──────── COLLECTED MATERIAL ────────

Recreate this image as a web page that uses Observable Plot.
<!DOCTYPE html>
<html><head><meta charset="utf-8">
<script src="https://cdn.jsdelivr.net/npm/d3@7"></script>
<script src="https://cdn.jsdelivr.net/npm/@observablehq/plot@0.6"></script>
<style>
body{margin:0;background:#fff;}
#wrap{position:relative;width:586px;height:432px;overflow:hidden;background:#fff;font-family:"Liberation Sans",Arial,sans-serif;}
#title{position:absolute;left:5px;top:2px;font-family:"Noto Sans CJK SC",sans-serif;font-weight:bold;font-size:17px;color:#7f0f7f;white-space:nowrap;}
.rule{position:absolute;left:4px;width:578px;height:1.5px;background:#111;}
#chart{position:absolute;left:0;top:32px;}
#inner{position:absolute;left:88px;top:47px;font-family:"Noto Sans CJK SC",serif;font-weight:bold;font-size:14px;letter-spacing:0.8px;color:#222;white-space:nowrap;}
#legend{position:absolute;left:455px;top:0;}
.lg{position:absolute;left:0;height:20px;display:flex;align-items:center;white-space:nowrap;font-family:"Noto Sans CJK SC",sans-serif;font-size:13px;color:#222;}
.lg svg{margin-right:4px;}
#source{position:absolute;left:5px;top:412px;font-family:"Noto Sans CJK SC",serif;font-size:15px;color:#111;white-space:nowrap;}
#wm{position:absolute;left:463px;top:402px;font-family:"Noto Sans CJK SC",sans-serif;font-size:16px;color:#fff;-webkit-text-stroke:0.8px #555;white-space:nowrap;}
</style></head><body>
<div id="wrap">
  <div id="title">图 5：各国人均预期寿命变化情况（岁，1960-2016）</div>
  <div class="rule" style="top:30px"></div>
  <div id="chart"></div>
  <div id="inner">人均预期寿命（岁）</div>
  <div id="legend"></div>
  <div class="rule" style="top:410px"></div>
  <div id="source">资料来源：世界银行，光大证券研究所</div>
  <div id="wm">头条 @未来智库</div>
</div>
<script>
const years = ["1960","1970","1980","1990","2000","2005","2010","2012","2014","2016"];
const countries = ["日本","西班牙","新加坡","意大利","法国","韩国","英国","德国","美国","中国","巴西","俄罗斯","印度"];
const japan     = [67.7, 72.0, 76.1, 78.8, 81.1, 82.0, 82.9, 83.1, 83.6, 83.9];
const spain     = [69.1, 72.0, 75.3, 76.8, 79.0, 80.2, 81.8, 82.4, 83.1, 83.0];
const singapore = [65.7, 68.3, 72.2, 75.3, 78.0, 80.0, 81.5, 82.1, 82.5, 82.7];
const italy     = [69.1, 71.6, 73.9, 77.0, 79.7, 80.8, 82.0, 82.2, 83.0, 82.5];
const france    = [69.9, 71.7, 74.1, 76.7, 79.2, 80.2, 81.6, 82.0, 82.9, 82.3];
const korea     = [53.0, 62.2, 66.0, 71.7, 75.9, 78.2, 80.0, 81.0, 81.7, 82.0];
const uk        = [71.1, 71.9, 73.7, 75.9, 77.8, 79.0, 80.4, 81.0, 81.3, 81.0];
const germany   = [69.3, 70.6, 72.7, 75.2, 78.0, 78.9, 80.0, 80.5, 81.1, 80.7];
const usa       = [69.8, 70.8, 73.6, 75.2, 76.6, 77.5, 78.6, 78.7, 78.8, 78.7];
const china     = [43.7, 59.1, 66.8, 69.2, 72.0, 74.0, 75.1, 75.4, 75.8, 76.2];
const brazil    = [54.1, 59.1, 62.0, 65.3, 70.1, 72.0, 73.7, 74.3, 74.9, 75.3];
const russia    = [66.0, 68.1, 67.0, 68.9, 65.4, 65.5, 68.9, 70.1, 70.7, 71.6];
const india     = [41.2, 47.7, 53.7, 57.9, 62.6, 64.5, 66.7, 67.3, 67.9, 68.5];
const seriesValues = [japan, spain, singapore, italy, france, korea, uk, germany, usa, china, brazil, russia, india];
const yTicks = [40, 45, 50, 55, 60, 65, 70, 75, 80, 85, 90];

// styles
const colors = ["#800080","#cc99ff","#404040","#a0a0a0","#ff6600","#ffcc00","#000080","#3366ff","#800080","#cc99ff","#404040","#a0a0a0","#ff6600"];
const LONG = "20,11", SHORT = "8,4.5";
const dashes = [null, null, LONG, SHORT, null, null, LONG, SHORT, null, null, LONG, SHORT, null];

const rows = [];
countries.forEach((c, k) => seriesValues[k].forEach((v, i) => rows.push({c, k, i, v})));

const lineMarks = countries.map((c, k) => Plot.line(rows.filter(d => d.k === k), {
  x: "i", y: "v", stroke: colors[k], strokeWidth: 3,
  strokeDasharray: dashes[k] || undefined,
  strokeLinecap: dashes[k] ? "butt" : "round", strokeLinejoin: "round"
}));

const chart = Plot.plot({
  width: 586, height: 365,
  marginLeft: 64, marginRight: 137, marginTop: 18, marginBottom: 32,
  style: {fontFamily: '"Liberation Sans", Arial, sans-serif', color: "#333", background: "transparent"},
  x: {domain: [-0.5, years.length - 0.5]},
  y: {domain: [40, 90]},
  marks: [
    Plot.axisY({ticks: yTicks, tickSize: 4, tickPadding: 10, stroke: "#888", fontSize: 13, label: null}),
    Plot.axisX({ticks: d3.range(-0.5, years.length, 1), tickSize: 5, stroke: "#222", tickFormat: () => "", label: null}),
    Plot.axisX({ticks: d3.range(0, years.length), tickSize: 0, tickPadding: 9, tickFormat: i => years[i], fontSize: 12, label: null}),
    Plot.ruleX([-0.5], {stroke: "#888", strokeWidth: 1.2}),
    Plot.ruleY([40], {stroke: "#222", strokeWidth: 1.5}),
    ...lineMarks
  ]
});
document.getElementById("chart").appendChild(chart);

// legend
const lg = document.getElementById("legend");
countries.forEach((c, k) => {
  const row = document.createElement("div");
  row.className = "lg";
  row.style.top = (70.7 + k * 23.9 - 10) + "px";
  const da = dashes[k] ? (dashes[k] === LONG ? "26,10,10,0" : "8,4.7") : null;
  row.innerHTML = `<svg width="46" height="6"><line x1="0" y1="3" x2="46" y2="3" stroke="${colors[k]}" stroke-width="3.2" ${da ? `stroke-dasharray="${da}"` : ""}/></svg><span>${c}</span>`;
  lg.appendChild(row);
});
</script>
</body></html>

────────

TASK TO CARRY OUT. Your task is to repeat every line exactly.

SOLUTION TO THIS EXERCISE.
Recreate this image as a web page that uses Observable Plot.
<!DOCTYPE html>
<html><head><meta charset="utf-8">
<script src="https://cdn.jsdelivr.net/npm/d3@7"></script>
<script src="https://cdn.jsdelivr.net/npm/@observablehq/plot@0.6"></script>
<style>
body{margin:0;background:#fff;}
#wrap{position:relative;width:586px;height:432px;overflow:hidden;background:#fff;font-family:"Liberation Sans",Arial,sans-serif;}
#title{position:absolute;left:5px;top:2px;font-family:"Noto Sans CJK SC",sans-serif;font-weight:bold;font-size:17px;color:#7f0f7f;white-space:nowrap;}
.rule{position:absolute;left:4px;width:578px;height:1.5px;background:#111;}
#chart{position:absolute;left:0;top:32px;}
#inner{position:absolute;left:88px;top:47px;font-family:"Noto Sans CJK SC",serif;font-weight:bold;font-size:14px;letter-spacing:0.8px;color:#222;white-space:nowrap;}
#legend{position:absolute;left:455px;top:0;}
.lg{position:absolute;left:0;height:20px;display:flex;align-items:center;white-space:nowrap;font-family:"Noto Sans CJK SC",sans-serif;font-size:13px;color:#222;}
.lg svg{margin-right:4px;}
#source{position:absolute;left:5px;top:412px;font-family:"Noto Sans CJK SC",serif;font-size:15px;color:#111;white-space:nowrap;}
#wm{position:absolute;left:463px;top:402px;font-family:"Noto Sans CJK SC",sans-serif;font-size:16px;color:#fff;-webkit-text-stroke:0.8px #555;white-space:nowrap;}
</style></head><body>
<div id="wrap">
  <div id="title">图 5：各国人均预期寿命变化情况（岁，1960-2016）</div>
  <div class="rule" style="top:30px"></div>
  <div id="chart"></div>
  <div id="inner">人均预期寿命（岁）</div>
  <div id="legend"></div>
  <div class="rule" style="top:410px"></div>
  <div id="source">资料来源：世界银行，光大证券研究所</div>
  <div id="wm">头条 @未来智库</div>
</div>
<script>
const years = ["1960","1970","1980","1990","2000","2005","2010","2012","2014","2016"];
const countries = ["日本","西班牙","新加坡","意大利","法国","韩国","英国","德国","美国","中国","巴西","俄罗斯","印度"];
const japan     = [67.7, 72.0, 76.1, 78.8, 81.1, 82.0, 82.9, 83.1, 83.6, 83.9];
const spain     = [69.1, 72.0, 75.3, 76.8, 79.0, 80.2, 81.8, 82.4, 83.1, 83.0];
const singapore = [65.7, 68.3, 72.2, 75.3, 78.0, 80.0, 81.5, 82.1, 82.5, 82.7];
const italy     = [69.1, 71.6, 73.9, 77.0, 79.7, 80.8, 82.0, 82.2, 83.0, 82.5];
const france    = [69.9, 71.7, 74.1, 76.7, 79.2, 80.2, 81.6, 82.0, 82.9, 82.3];
const korea     = [53.0, 62.2, 66.0, 71.7, 75.9, 78.2, 80.0, 81.0, 81.7, 82.0];
const uk        = [71.1, 71.9, 73.7, 75.9, 77.8, 79.0, 80.4, 81.0, 81.3, 81.0];
const germany   = [69.3, 70.6, 72.7, 75.2, 78.0, 78.9, 80.0, 80.5, 81.1, 80.7];
const usa       = [69.8, 70.8, 73.6, 75.2, 76.6, 77.5, 78.6, 78.7, 78.8, 78.7];
const china     = [43.7, 59.1, 66.8, 69.2, 72.0, 74.0, 75.1, 75.4, 75.8, 76.2];
const brazil    = [54.1, 59.1, 62.0, 65.3, 70.1, 72.0, 73.7, 74.3, 74.9, 75.3];
const russia    = [66.0, 68.1, 67.0, 68.9, 65.4, 65.5, 68.9, 70.1, 70.7, 71.6];
const india     = [41.2, 47.7, 53.7, 57.9, 62.6, 64.5, 66.7, 67.3, 67.9, 68.5];
const seriesValues = [japan, spain, singapore, italy, france, korea, uk, germany, usa, china, brazil, russia, india];
const yTicks = [40, 45, 50, 55, 60, 65, 70, 75, 80, 85, 90];

// styles
const colors = ["#800080","#cc99ff","#404040","#a0a0a0","#ff6600","#ffcc00","#000080","#3366ff","#800080","#cc99ff","#404040","#a0a0a0","#ff6600"];
const LONG = "20,11", SHORT = "8,4.5";
const dashes = [null, null, LONG, SHORT, null, null, LONG, SHORT, null, null, LONG, SHORT, null];

const rows = [];
countries.forEach((c, k) => seriesValues[k].forEach((v, i) => rows.push({c, k, i, v})));

const lineMarks = countries.map((c, k) => Plot.line(rows.filter(d => d.k === k), {
  x: "i", y: "v", stroke: colors[k], strokeWidth: 3,
  strokeDasharray: dashes[k] || undefined,
  strokeLinecap: dashes[k] ? "butt" : "round", strokeLinejoin: "round"
}));

const chart = Plot.plot({
  width: 586, height: 365,
  marginLeft: 64, marginRight: 137, marginTop: 18, marginBottom: 32,
  style: {fontFamily: '"Liberation Sans", Arial, sans-serif', color: "#333", background: "transparent"},
  x: {domain: [-0.5, years.length - 0.5]},
  y: {domain: [40, 90]},
  marks: [
    Plot.axisY({ticks: yTicks, tickSize: 4, tickPadding: 10, stroke: "#888", fontSize: 13, label: null}),
    Plot.axisX({ticks: d3.range(-0.5, years.length, 1), tickSize: 5, stroke: "#222", tickFormat: () => "", label: null}),
    Plot.axisX({ticks: d3.range(0, years.length), tickSize: 0, tickPadding: 9, tickFormat: i => years[i], fontSize: 12, label: null}),
    Plot.ruleX([-0.5], {stroke: "#888", strokeWidth: 1.2}),
    Plot.ruleY([40], {stroke: "#222", strokeWidth: 1.5}),
    ...lineMarks
  ]
});
document.getElementById("chart").appendChild(chart);

// legend
const lg = document.getElementById("legend");
countries.forEach((c, k) => {
  const row = document.createElement("div");
  row.className = "lg";
  row.style.top = (70.7 + k * 23.9 - 10) + "px";
  const da = dashes[k] ? (dashes[k] === LONG ? "26,10,10,0" : "8,4.7") : null;
  row.innerHTML = `<svg width="46" height="6"><line x1="0" y1="3" x2="46" y2="3" stroke="${colors[k]}" stroke-width="3.2" ${da ? `stroke-dasharray="${da}"` : ""}/></svg><span>${c}</span>`;
  lg.appendChild(row);
});
</script>
</body></html>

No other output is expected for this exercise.